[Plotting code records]
⁂

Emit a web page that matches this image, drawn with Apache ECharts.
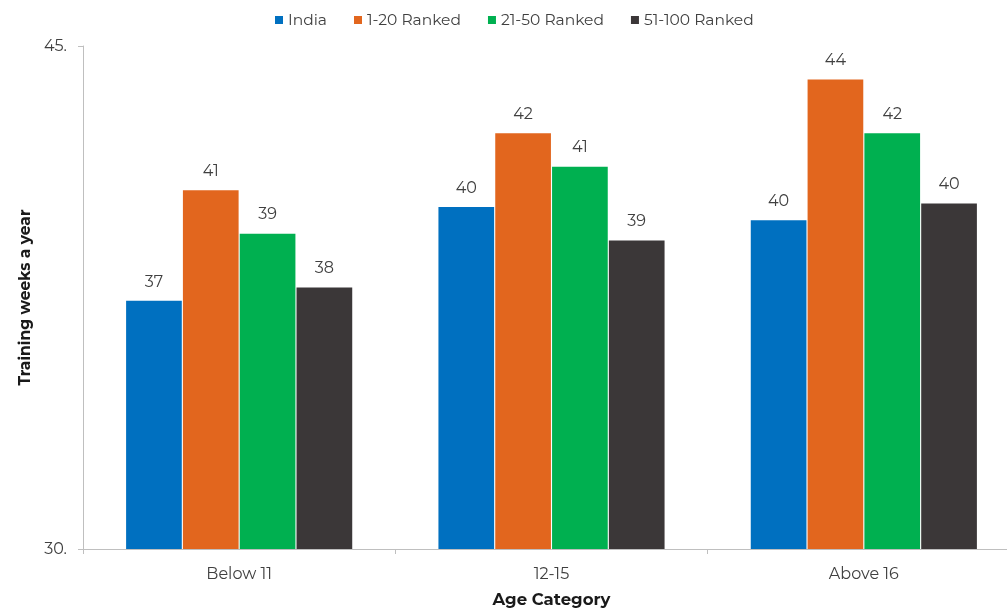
<!DOCTYPE html>
<html><head><meta charset="utf-8">
<script src="https://cdn.jsdelivr.net/npm/echarts@6/dist/echarts.min.js"></script>
<style>html,body{margin:0;padding:0;background:#fff;overflow:hidden}#c{width:1020px;height:608px}</style>
</head><body><div id="c"></div>
<script>
const categories = ['Below 11', '12-15', 'Above 16'];
const seriesNames = ['India', '1-20 Ranked', '21-50 Ranked', '51-100 Ranked'];
const india = [37.4, 40.2, 39.8];
const top20 = [40.7, 42.4, 44.0];
const top50 = [39.4, 41.4, 42.4];
const top100 = [37.8, 39.2, 40.3];
const yTicks = [30, 45];
const colors = ['#0070C0', '#E2661E', '#00B050', '#3B3738'];
const FONT = 'Montserrat, Inter, "Open Sans", sans-serif';
const values = [india, top20, top50, top100];
const chart = echarts.init(document.getElementById('c'));
chart.setOption({
  animation: false,
  textStyle: { fontFamily: FONT },
  legend: {
    top: 7, left: 270, itemWidth: 8, itemHeight: 8, itemGap: 27, icon: 'rect',
    textStyle: { fontSize: 15.5, color: '#404040', fontFamily: FONT }
  },
  grid: { left: 83, width: 937, top: 46, height: 503, containLabel: false, outerBoundsMode: 'none' },
  xAxis: {
    type: 'category', data: categories,
    name: 'Age Category', nameLocation: 'middle', nameGap: 43,
    nameTextStyle: { fontSize: 16.5, fontWeight: 'bold', color: '#1a1a1a', fontFamily: FONT },
    axisLine: { lineStyle: { color: '#BFBFBF' } },
    axisTick: { show: true, length: 5, lineStyle: { color: '#BFBFBF' } },
    axisLabel: { fontSize: 16, color: '#404040', margin: 17 }
  },
  yAxis: {
    type: 'value', min: yTicks[0], max: yTicks[1], interval: yTicks[1] - yTicks[0],
    name: 'Training weeks a year', nameLocation: 'middle', nameGap: 45, nameRotate: 90,
    nameTextStyle: { fontSize: 15.5, fontWeight: 'bold', color: '#1a1a1a', fontFamily: FONT },
    splitLine: { show: false },
    axisLine: { show: true, lineStyle: { color: '#BFBFBF' } },
    axisTick: { show: true, length: 5, lineStyle: { color: '#BFBFBF' } },
    axisLabel: { fontSize: 16, color: '#404040', margin: 16, formatter: v => v + '.' }
  },
  series: seriesNames.map((n, i) => ({
    name: n, type: 'bar', data: values[i],
    barGap: '2%', barCategoryGap: '27.6%',
    itemStyle: { color: colors[i] },
    label: {
      show: true, position: 'top', distance: 11, fontSize: 16, color: '#404040',
      formatter: p => Math.round(p.value)
    }
  }))
});
</script></body></html>
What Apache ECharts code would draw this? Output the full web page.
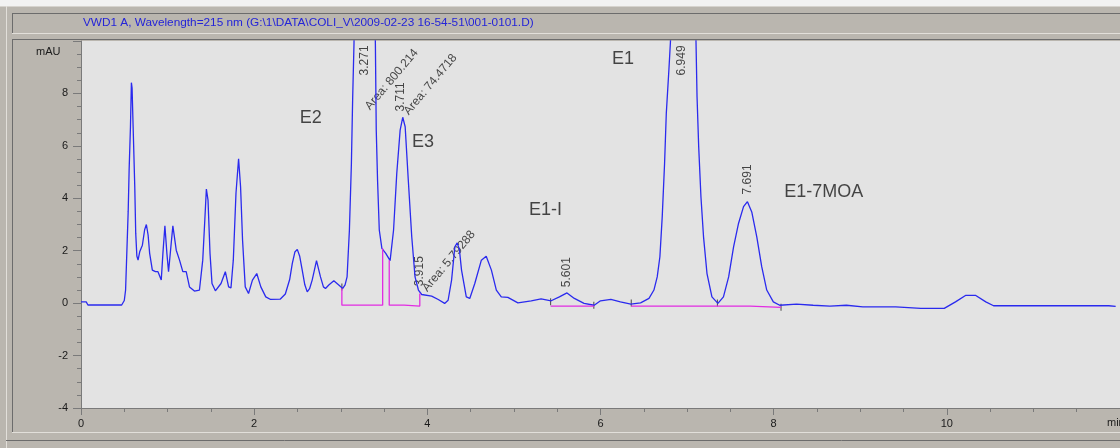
<!DOCTYPE html>
<html>
<head>
<meta charset="utf-8">
<style>
  html, body { margin: 0; padding: 0; background: #bab6af; }
  #chart { width: 1120px; height: 448px; }
</style>
<script src="https://cdn.jsdelivr.net/npm/echarts@6/dist/echarts.min.js"></script>
</head>
<body>
<div id="chart"></div>
<script>
// chromatogram trace: [time (min), signal (mAU)]
const trace = [
  [0.00, 0.05], [0.06, 0.05], [0.08, -0.07], [0.47, -0.07], [0.50, 0.10], [0.515, 0.5],
  [0.525, 1.5], [0.545, 3.5], [0.556, 5.1], [0.571, 6.7], [0.582, 8.41], [0.59, 8.2],
  [0.602, 6.73], [0.621, 4.44], [0.632, 2.67], [0.645, 1.8], [0.659, 1.64], [0.678, 1.96],
  [0.709, 2.21], [0.735, 2.8], [0.755, 3.0], [0.775, 2.6], [0.793, 1.9], [0.824, 1.26],
  [0.86, 1.2], [0.889, 1.2], [0.927, 0.88], [0.946, 1.9], [0.969, 2.95], [0.992, 1.9],
  [1.011, 1.2], [1.031, 1.9], [1.061, 2.95], [1.10, 2.02], [1.138, 1.64], [1.176, 1.2],
  [1.215, 1.2], [1.253, 0.62], [1.31, 0.46], [1.368, 0.5], [1.406, 1.64], [1.43, 3.17],
  [1.448, 4.35], [1.467, 3.93], [1.49, 1.9], [1.513, 0.75], [1.552, 0.47], [1.617, 0.75],
  [1.667, 1.2], [1.705, 0.62], [1.732, 0.58], [1.759, 1.64], [1.79, 4.19], [1.82, 5.51],
  [1.843, 4.44], [1.866, 2.4], [1.897, 0.62], [1.935, 0.37], [1.98, 0.88], [2.03, 1.13],
  [2.077, 0.62], [2.134, 0.24], [2.19, 0.14], [2.30, 0.15], [2.36, 0.35], [2.41, 0.9],
  [2.44, 1.51], [2.47, 1.95], [2.498, 2.05], [2.525, 1.8], [2.555, 1.26], [2.585, 0.7],
  [2.613, 0.43], [2.64, 0.55], [2.67, 0.88], [2.72, 1.62], [2.766, 1.0], [2.80, 0.62],
  [2.824, 0.56], [2.862, 0.69], [2.92, 0.85], [2.977, 0.69], [3.023, 0.56], [3.05, 0.7],
  [3.073, 1.0], [3.10, 2.79], [3.123, 5.33], [3.138, 7.87], [3.153, 9.9], [3.175, 16],
  [3.22, 28], [3.271, 32], [3.32, 27], [3.37, 15], [3.40, 9.9], [3.41, 6.6],
  [3.425, 4.7], [3.445, 2.79], [3.475, 2.09], [3.52, 1.9], [3.57, 1.62], [3.61, 2.79],
  [3.647, 4.95], [3.686, 6.6], [3.716, 7.09], [3.744, 6.73], [3.78, 4.7], [3.82, 2.53],
  [3.858, 1.0], [3.897, 0.5], [3.935, 0.33], [4.05, 0.27], [4.126, 0.14], [4.20, -0.01],
  [4.24, 0.11], [4.28, 0.88], [4.318, 2.15], [4.345, 2.3], [4.37, 2.05], [4.395, 1.26],
  [4.45, 0.24], [4.49, 0.18], [4.548, 0.75], [4.624, 1.64], [4.68, 1.79], [4.74, 1.26],
  [4.797, 0.5], [4.854, 0.24], [4.93, 0.22], [5.046, 0.01], [5.20, 0.09], [5.314, 0.16],
  [5.43, 0.09], [5.525, 0.24], [5.613, 0.39], [5.698, 0.18], [5.81, -0.01], [5.927, -0.08],
  [6.00, 0.09], [6.12, 0.14], [6.23, 0.05], [6.35, -0.04], [6.463, 0.01], [6.56, 0.18],
  [6.617, 0.5], [6.655, 1.0], [6.686, 1.77], [6.713, 3.3], [6.74, 5.33], [6.76, 7.24],
  [6.79, 8.9], [6.808, 9.98], [6.85, 20], [6.949, 32], [7.05, 20], [7.103, 9.98],
  [7.115, 7.87], [7.134, 5.97], [7.16, 4.06], [7.19, 2.53], [7.23, 1.13], [7.287, 0.24],
  [7.356, -0.01], [7.42, 0.24], [7.48, 1.0], [7.537, 2.15], [7.594, 3.04], [7.652, 3.68],
  [7.697, 3.87], [7.747, 3.48], [7.805, 2.53], [7.862, 1.39], [7.92, 0.5], [7.996, 0.05],
  [8.07, -0.08], [8.264, -0.04], [8.456, -0.08], [8.65, -0.11], [8.84, -0.08], [9.03, -0.14],
  [9.41, -0.14], [9.70, -0.2], [9.97, -0.2], [10.10, 0.05], [10.22, 0.3], [10.33, 0.3],
  [10.45, 0.05], [10.54, -0.1], [11.04, -0.1], [11.06, -0.12], [11.21, -0.1], [11.87, -0.1],
  [11.95, -0.12]
];

// integration baselines (drop lines), '-' breaks the line
const baselines = [
  [3.013, 0.56], [3.013, -0.076], [3.484, -0.076], [3.484, 2.08], [3.5, '-'],
  [3.56, 1.64], [3.56, -0.076], [3.733, -0.076], [3.733, -0.11], [3.913, -0.11], [3.913, 0.37], [4.0, '-'],
  [5.424, -0.114], [5.923, -0.114], [6.0, '-'],
  [6.355, -0.114], [7.73, -0.114], [7.73, -0.16], [8.085, -0.16]
];

// peak start / end tick marks
const peakTicks = [[3.013, 0.62], [5.424, 0.05], [5.923, -0.08], [6.355, 0.01], [7.35, 0.01], [8.085, -0.16]];

const rtLabels = ["3.271", "3.711", "3.915", "5.601", "6.949", "7.691"];
const rtAnchors = [[3.273, 9.26], [3.69, 7.87], [3.916, 1.22], [5.605, 1.18], [6.937, 9.26], [7.695, 4.72]];

const areaLabels = ["Area: 800.214", "Area: 74.4718", "Area: 5.79288"];
const areaAnchors = [[3.589, 8.53], [4.037, 8.34], [4.249, 1.6]];

const peakNames = ["E2", "E3", "E1-I", "E1", "E1-7MOA"];
const peakNameAnchors = [[2.653, 7.05], [3.951, 6.13], [5.364, 3.54], [6.259, 9.30], [8.579, 4.23]];

const title = "VWD1 A, Wavelength=215 nm (G:\\1\\DATA\\COLI_V\\2009-02-23 16-54-51\\001-0101.D)";

(function(){
  const chart = echarts.init(document.getElementById("chart"));
  const font = "'Liberation Sans', Arial, sans-serif";

  const textSeries = (names, anchors, size, rotate, color) => ({
    type: "scatter",
    symbolSize: 0,
    silent: true,
    data: anchors.map((p, i) => ({ value: p, name: names[i] })),
    label: {
      show: true, position: "inside", rotate: rotate,
      formatter: p => p.name,
      color: color, fontSize: size, fontFamily: font
    }
  });

  const line = (x1, y1, x2, y2, c) => ({
    type: "line", silent: true,
    shape: { x1: x1, y1: y1, x2: x2, y2: y2 },
    style: { stroke: c, lineWidth: 1 }
  });

  const option = {
    backgroundColor: "#bab6af",
    animation: false,
    grid: {
      left: 81, top: 41, right: -6, bottom: 40,
      show: true, backgroundColor: "#e3e3e3", borderWidth: 0
    },
    xAxis: {
      type: "value", min: 0, max: 12, interval: 2,
      axisLine: { show: true, onZero: false, lineStyle: { color: "#7a7a7a" } },
      axisTick: { show: true, length: 7, lineStyle: { color: "#7a7a7a" } },
      minorTick: { show: true, splitNumber: 4, length: 4, lineStyle: { color: "#7a7a7a" } },
      splitLine: { show: false },
      axisLabel: { color: "#1a1a1a", fontSize: 11, fontFamily: font, margin: 10, showMaxLabel: false }
    },
    yAxis: {
      type: "value", min: -4, max: 10, interval: 2,
      axisLine: { show: true, lineStyle: { color: "#7a7a7a" } },
      axisTick: { show: true, length: 8, lineStyle: { color: "#7a7a7a" } },
      minorTick: { show: true, splitNumber: 4, length: 4, lineStyle: { color: "#7a7a7a" } },
      splitLine: { show: false },
      axisLabel: { color: "#1a1a1a", fontSize: 11, fontFamily: font, margin: 13, showMaxLabel: false }
    },
    graphic: [
      { type: "rect", silent: true, shape: { x: 0, y: 0, width: 1120, height: 6 }, style: { fill: "#f2f2f2" } },
      line(0, 6.5, 1120, 6.5, "#d6d3ce"),
      line(12, 13.5, 1120, 13.5, "#6c6c6c"),
      line(12.5, 13.5, 12.5, 33.5, "#6c6c6c"),
      line(12, 33.5, 1120, 33.5, "#e2dfda"),
      line(12, 39.5, 1120, 39.5, "#6c6c6c"),
      line(12.5, 39.5, 12.5, 433, "#6c6c6c"),
      line(6.5, 6, 6.5, 448, "#e2dfda"),
      line(12, 432.5, 1120, 432.5, "#e2dfda"),
      line(6, 440.5, 1120, 440.5, "#6c6c6c"),
      {
        type: "text", silent: true, left: 83, top: 17,
        style: { text: title, fill: "#2424d8", fontSize: 11.8, fontFamily: font }
      },
      {
        type: "text", silent: true, left: 36, top: 46,
        style: { text: "mAU", fill: "#1a1a1a", fontSize: 11, fontFamily: font }
      },
      {
        type: "text", silent: true, left: 1107, top: 417,
        style: { text: "min", fill: "#1a1a1a", fontSize: 11, fontFamily: font }
      }
    ],
    series: [
      {
        type: "line", data: trace, symbol: "none", clip: true, silent: true,
        lineStyle: { color: "#2a2aee", width: 1.3 }
      },
      {
        type: "line", data: baselines, symbol: "none", clip: true, silent: true,
        connectNulls: false,
        lineStyle: { color: "#e22ce2", width: 1.3 }
      },
      {
        type: "scatter", data: peakTicks, symbol: "rect", symbolSize: [1, 7], silent: true,
        itemStyle: { color: "#202020" }
      },
      textSeries(rtLabels, rtAnchors, 12, 90, "#1a1a1a"),
      textSeries(areaLabels, areaAnchors, 12, 50, "#1a1a1a"),
      textSeries(peakNames, peakNameAnchors, 18, 0, "#1a1a1a")
    ]
  };

  chart.setOption(option);
  window.addEventListener("resize", () => chart.resize());
})();
</script>
</body>
</html>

⁂

Reply with only the number of lines in the material above where the string "Apache" appears.

## [Complete output]
2